Copy the data exactly as it appears, and do not include any pictures.

··· Supplied data

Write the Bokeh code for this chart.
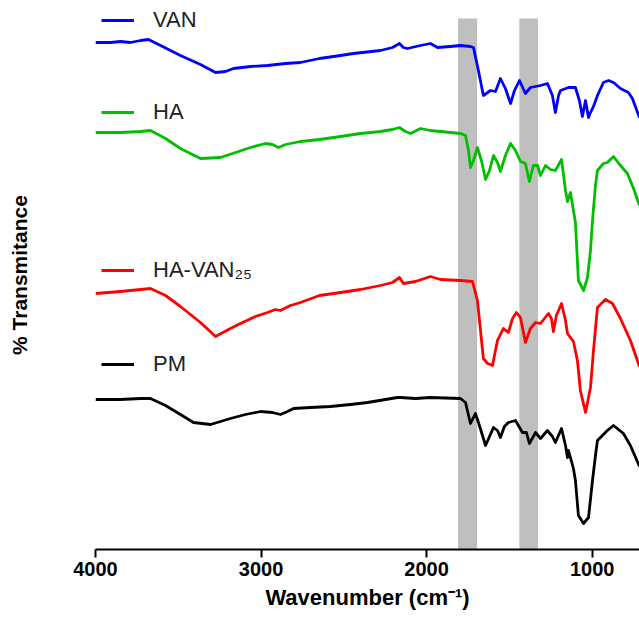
from bokeh.plotting import figure
from bokeh.models import Range1d, FixedTicker, BoxAnnotation, Legend, LegendItem
from bokeh.embed import file_html
from bokeh.resources import INLINE

# ---- data (wavenumber cm^-1, transmittance in arbitrary offset units) ----
van_wn = [4000, 3909, 3849, 3789, 3728, 3680, 3607, 3487, 3366, 3275, 3215, 3166, 3064, 2961, 2852,
          2762, 2647, 2520, 2442, 2279, 2206, 2164, 2140, 2116, 2037, 1977, 1934, 1856, 1795, 1735,
          1717, 1687, 1657, 1614, 1584, 1554, 1524, 1493, 1469, 1439, 1403, 1373, 1312, 1270, 1240,
          1222, 1203, 1191, 1143, 1101, 1077, 1059, 1040, 1022, 1010, 992, 968, 932, 901, 871,
          829, 781, 757, 714]
van_t = [507, 507, 508, 507, 509, 510, 504, 494, 485, 477, 478, 481, 483, 484, 486,
         487, 491, 494, 496, 499, 502, 506, 502, 501, 504, 506, 502, 503, 504, 503,
         502, 479, 454, 459, 458, 471, 461, 446, 459, 469, 456, 462, 464, 466, 454,
         437, 454, 459, 462, 462, 449, 433, 449, 432, 437, 443, 454, 467, 469, 467,
         461, 457, 451, 432]

ha_wn = [4000, 3849, 3728, 3668, 3577, 3487, 3366, 3245, 3154, 3064, 2973, 2931, 2895, 2852, 2762,
         2647, 2520, 2399, 2279, 2206, 2164, 2128, 2097, 2037, 1977, 1916, 1795, 1765, 1747, 1735,
         1717, 1693, 1669, 1644, 1620, 1596, 1572, 1554, 1524, 1493, 1463, 1433, 1403, 1379, 1355,
         1330, 1312, 1282, 1252, 1222, 1185, 1161, 1149, 1131, 1113, 1101, 1083, 1052, 1028, 1010,
         998, 980, 968, 932, 908, 871, 829, 787, 750, 714]
ha_t = [417, 417, 418, 419, 411, 401, 391, 392, 397, 402, 406, 405, 402, 405, 408,
        410, 413, 416, 418, 420, 422, 418, 416, 421, 419, 418, 416, 414, 399, 382,
        389, 402, 389, 370, 379, 394, 387, 378, 394, 406, 399, 388, 386, 368, 384,
        384, 374, 384, 380, 379, 390, 359, 348, 357, 339, 327, 269, 259, 272, 299,
        329, 364, 379, 386, 387, 393, 384, 376, 361, 344]

havan_wn = [4000, 3849, 3728, 3668, 3577, 3487, 3366, 3275, 3197, 3124, 3034, 2961, 2913, 2883, 2822,
            2762, 2647, 2520, 2399, 2279, 2206, 2164, 2140, 2067, 1977, 1916, 1795, 1723, 1693, 1657,
            1632, 1602, 1572, 1536, 1506, 1481, 1457, 1433, 1403, 1373, 1342, 1312, 1264, 1246, 1234,
            1216, 1185, 1161, 1149, 1113, 1089, 1071, 1040, 1010, 992, 968, 920, 877, 829, 769, 714]
havan_t = [256, 258, 260, 261, 254, 243, 227, 213, 220, 226, 233, 237, 240, 239, 244,
           247, 254, 257, 260, 264, 267, 272, 266, 268, 273, 270, 269, 268, 249, 191,
           186, 184, 209, 221, 217, 231, 237, 232, 207, 221, 227, 226, 236, 231, 218,
           234, 246, 229, 216, 208, 189, 159, 137, 162, 199, 242, 250, 246, 231, 209, 183]

pm_wn = [4000, 3849, 3728, 3668, 3577, 3487, 3408, 3305, 3185, 3094, 3003, 2931, 2883, 2840, 2804,
         2701, 2581, 2460, 2357, 2248, 2176, 2158, 2067, 1977, 1795, 1765, 1735, 1705, 1681, 1644,
         1620, 1596, 1572, 1554, 1530, 1506, 1463, 1421, 1397, 1379, 1342, 1312, 1270, 1240, 1222,
         1185, 1161, 1149, 1143, 1113, 1101, 1083, 1052, 1022, 998, 980, 968, 908, 871, 811, 769, 714]
pm_t = [150, 150, 151, 151, 144, 135, 127, 125, 131, 135, 138, 137, 135, 138, 141,
        142, 143, 145, 147, 150, 152, 152, 151, 152, 151, 147, 126, 136, 124, 104,
        113, 122, 119, 112, 123, 127, 129, 117, 117, 106, 117, 111, 119, 113, 107,
        121, 104, 92, 99, 81, 69, 34, 26, 32, 69, 94, 109, 119, 124, 116, 104, 83]

bands = [(1810, 1695), (1440, 1327)]
band_top = 531

ticks = [4000, 3000, 2000, 1000]

p = figure(width=639, height=619, output_backend="svg", toolbar_location=None,
           x_range=Range1d(4000, 714), y_range=Range1d(0, 549),
           min_border_left=95, min_border_right=0, min_border_top=0, min_border_bottom=70)
p.outline_line_color = None
p.xgrid.visible = False
p.ygrid.visible = False
p.background_fill_color = "white"

for lo_hi in bands:
    p.add_layout(BoxAnnotation(left=lo_hi[1], right=lo_hi[0], top=band_top,
                               fill_color="#bfbfbf", fill_alpha=1.0, line_color=None,
                               level="underlay"))

lw = 2.8
r_van = p.line(van_wn, van_t, line_color="#0000ff", line_width=lw, line_join="round")
r_ha = p.line(ha_wn, ha_t, line_color="#00bf00", line_width=lw, line_join="round")
r_havan = p.line(havan_wn, havan_t, line_color="#ff0000", line_width=lw, line_join="round")
r_pm = p.line(pm_wn, pm_t, line_color="#000000", line_width=lw, line_join="round")

# x axis
xa = p.xaxis[0]
xa.ticker = FixedTicker(ticks=ticks)
xa.minor_tick_line_color = None
xa.major_tick_in = 0
xa.major_tick_out = 8
xa.major_tick_line_width = 2
xa.axis_line_width = 2
xa.major_label_text_font = "Liberation Sans"
xa.major_label_text_font_style = "bold"
xa.major_label_text_font_size = "20px"
xa.major_label_text_color = "black"
xa.major_label_standoff = 4
xa.axis_label = "Wavenumber (cm\u207b\u00b9)"
xa.axis_label_text_font = "Liberation Sans"
xa.axis_label_text_font_style = "bold"
xa.axis_label_text_font_size = "22px"
xa.axis_label_text_color = "black"
xa.axis_label_standoff = 6

# y axis: label only
ya = p.yaxis[0]
ya.ticker = FixedTicker(ticks=[])
ya.axis_line_color = None
ya.major_tick_line_color = None
ya.minor_tick_line_color = None
ya.major_label_text_font_size = "0px"
ya.axis_label = "% Transmitance"
ya.axis_label_text_font = "Liberation Sans"
ya.axis_label_text_font_style = "bold"
ya.axis_label_text_font_size = "21px"
ya.axis_label_text_color = "black"
ya.axis_label_standoff = 65

def add_leg(label, r, loc):
    leg = Legend(items=[LegendItem(label=label, renderers=[r])], location=loc,
                 padding=0, margin=0, spacing=0, border_line_color=None,
                 background_fill_alpha=0, glyph_width=33, glyph_height=20,
                 label_height=20, label_standoff=19,
                 label_text_font="Liberation Sans", label_text_font_size="22px",
                 label_text_color="#222222")
    p.add_layout(leg)

add_leg("VAN", r_van, (6, 516))
add_leg("HA", r_ha, (6, 424))
add_leg("HA-VAN\u2082\u2085", r_havan, (6, 266))
add_leg("PM", r_pm, (6, 172))

open("out.html", "w").write(file_html(p, INLINE))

······

▶ _Output for this task_:
Write the Bokeh code for this chart.
from bokeh.plotting import figure
from bokeh.models import Range1d, FixedTicker, BoxAnnotation, Legend, LegendItem
from bokeh.embed import file_html
from bokeh.resources import INLINE

# ---- data (wavenumber cm^-1, transmittance in arbitrary offset units) ----
van_wn = [4000, 3909, 3849, 3789, 3728, 3680, 3607, 3487, 3366, 3275, 3215, 3166, 3064, 2961, 2852,
          2762, 2647, 2520, 2442, 2279, 2206, 2164, 2140, 2116, 2037, 1977, 1934, 1856, 1795, 1735,
          1717, 1687, 1657, 1614, 1584, 1554, 1524, 1493, 1469, 1439, 1403, 1373, 1312, 1270, 1240,
          1222, 1203, 1191, 1143, 1101, 1077, 1059, 1040, 1022, 1010, 992, 968, 932, 901, 871,
          829, 781, 757, 714]
van_t = [507, 507, 508, 507, 509, 510, 504, 494, 485, 477, 478, 481, 483, 484, 486,
         487, 491, 494, 496, 499, 502, 506, 502, 501, 504, 506, 502, 503, 504, 503,
         502, 479, 454, 459, 458, 471, 461, 446, 459, 469, 456, 462, 464, 466, 454,
         437, 454, 459, 462, 462, 449, 433, 449, 432, 437, 443, 454, 467, 469, 467,
         461, 457, 451, 432]

ha_wn = [4000, 3849, 3728, 3668, 3577, 3487, 3366, 3245, 3154, 3064, 2973, 2931, 2895, 2852, 2762,
         2647, 2520, 2399, 2279, 2206, 2164, 2128, 2097, 2037, 1977, 1916, 1795, 1765, 1747, 1735,
         1717, 1693, 1669, 1644, 1620, 1596, 1572, 1554, 1524, 1493, 1463, 1433, 1403, 1379, 1355,
         1330, 1312, 1282, 1252, 1222, 1185, 1161, 1149, 1131, 1113, 1101, 1083, 1052, 1028, 1010,
         998, 980, 968, 932, 908, 871, 829, 787, 750, 714]
ha_t = [417, 417, 418, 419, 411, 401, 391, 392, 397, 402, 406, 405, 402, 405, 408,
        410, 413, 416, 418, 420, 422, 418, 416, 421, 419, 418, 416, 414, 399, 382,
        389, 402, 389, 370, 379, 394, 387, 378, 394, 406, 399, 388, 386, 368, 384,
        384, 374, 384, 380, 379, 390, 359, 348, 357, 339, 327, 269, 259, 272, 299,
        329, 364, 379, 386, 387, 393, 384, 376, 361, 344]

havan_wn = [4000, 3849, 3728, 3668, 3577, 3487, 3366, 3275, 3197, 3124, 3034, 2961, 2913, 2883, 2822,
            2762, 2647, 2520, 2399, 2279, 2206, 2164, 2140, 2067, 1977, 1916, 1795, 1723, 1693, 1657,
            1632, 1602, 1572, 1536, 1506, 1481, 1457, 1433, 1403, 1373, 1342, 1312, 1264, 1246, 1234,
            1216, 1185, 1161, 1149, 1113, 1089, 1071, 1040, 1010, 992, 968, 920, 877, 829, 769, 714]
havan_t = [256, 258, 260, 261, 254, 243, 227, 213, 220, 226, 233, 237, 240, 239, 244,
           247, 254, 257, 260, 264, 267, 272, 266, 268, 273, 270, 269, 268, 249, 191,
           186, 184, 209, 221, 217, 231, 237, 232, 207, 221, 227, 226, 236, 231, 218,
           234, 246, 229, 216, 208, 189, 159, 137, 162, 199, 242, 250, 246, 231, 209, 183]

pm_wn = [4000, 3849, 3728, 3668, 3577, 3487, 3408, 3305, 3185, 3094, 3003, 2931, 2883, 2840, 2804,
         2701, 2581, 2460, 2357, 2248, 2176, 2158, 2067, 1977, 1795, 1765, 1735, 1705, 1681, 1644,
         1620, 1596, 1572, 1554, 1530, 1506, 1463, 1421, 1397, 1379, 1342, 1312, 1270, 1240, 1222,
         1185, 1161, 1149, 1143, 1113, 1101, 1083, 1052, 1022, 998, 980, 968, 908, 871, 811, 769, 714]
pm_t = [150, 150, 151, 151, 144, 135, 127, 125, 131, 135, 138, 137, 135, 138, 141,
        142, 143, 145, 147, 150, 152, 152, 151, 152, 151, 147, 126, 136, 124, 104,
        113, 122, 119, 112, 123, 127, 129, 117, 117, 106, 117, 111, 119, 113, 107,
        121, 104, 92, 99, 81, 69, 34, 26, 32, 69, 94, 109, 119, 124, 116, 104, 83]

bands = [(1810, 1695), (1440, 1327)]
band_top = 531

ticks = [4000, 3000, 2000, 1000]

p = figure(width=639, height=619, output_backend="svg", toolbar_location=None,
           x_range=Range1d(4000, 714), y_range=Range1d(0, 549),
           min_border_left=95, min_border_right=0, min_border_top=0, min_border_bottom=70)
p.outline_line_color = None
p.xgrid.visible = False
p.ygrid.visible = False
p.background_fill_color = "white"

for lo_hi in bands:
    p.add_layout(BoxAnnotation(left=lo_hi[1], right=lo_hi[0], top=band_top,
                               fill_color="#bfbfbf", fill_alpha=1.0, line_color=None,
                               level="underlay"))

lw = 2.8
r_van = p.line(van_wn, van_t, line_color="#0000ff", line_width=lw, line_join="round")
r_ha = p.line(ha_wn, ha_t, line_color="#00bf00", line_width=lw, line_join="round")
r_havan = p.line(havan_wn, havan_t, line_color="#ff0000", line_width=lw, line_join="round")
r_pm = p.line(pm_wn, pm_t, line_color="#000000", line_width=lw, line_join="round")

# x axis
xa = p.xaxis[0]
xa.ticker = FixedTicker(ticks=ticks)
xa.minor_tick_line_color = None
xa.major_tick_in = 0
xa.major_tick_out = 8
xa.major_tick_line_width = 2
xa.axis_line_width = 2
xa.major_label_text_font = "Liberation Sans"
xa.major_label_text_font_style = "bold"
xa.major_label_text_font_size = "20px"
xa.major_label_text_color = "black"
xa.major_label_standoff = 4
xa.axis_label = "Wavenumber (cm\u207b\u00b9)"
xa.axis_label_text_font = "Liberation Sans"
xa.axis_label_text_font_style = "bold"
xa.axis_label_text_font_size = "22px"
xa.axis_label_text_color = "black"
xa.axis_label_standoff = 6

# y axis: label only
ya = p.yaxis[0]
ya.ticker = FixedTicker(ticks=[])
ya.axis_line_color = None
ya.major_tick_line_color = None
ya.minor_tick_line_color = None
ya.major_label_text_font_size = "0px"
ya.axis_label = "% Transmitance"
ya.axis_label_text_font = "Liberation Sans"
ya.axis_label_text_font_style = "bold"
ya.axis_label_text_font_size = "21px"
ya.axis_label_text_color = "black"
ya.axis_label_standoff = 65

def add_leg(label, r, loc):
    leg = Legend(items=[LegendItem(label=label, renderers=[r])], location=loc,
                 padding=0, margin=0, spacing=0, border_line_color=None,
                 background_fill_alpha=0, glyph_width=33, glyph_height=20,
                 label_height=20, label_standoff=19,
                 label_text_font="Liberation Sans", label_text_font_size="22px",
                 label_text_color="#222222")
    p.add_layout(leg)

add_leg("VAN", r_van, (6, 516))
add_leg("HA", r_ha, (6, 424))
add_leg("HA-VAN\u2082\u2085", r_havan, (6, 266))
add_leg("PM", r_pm, (6, 172))

open("out.html", "w").write(file_html(p, INLINE))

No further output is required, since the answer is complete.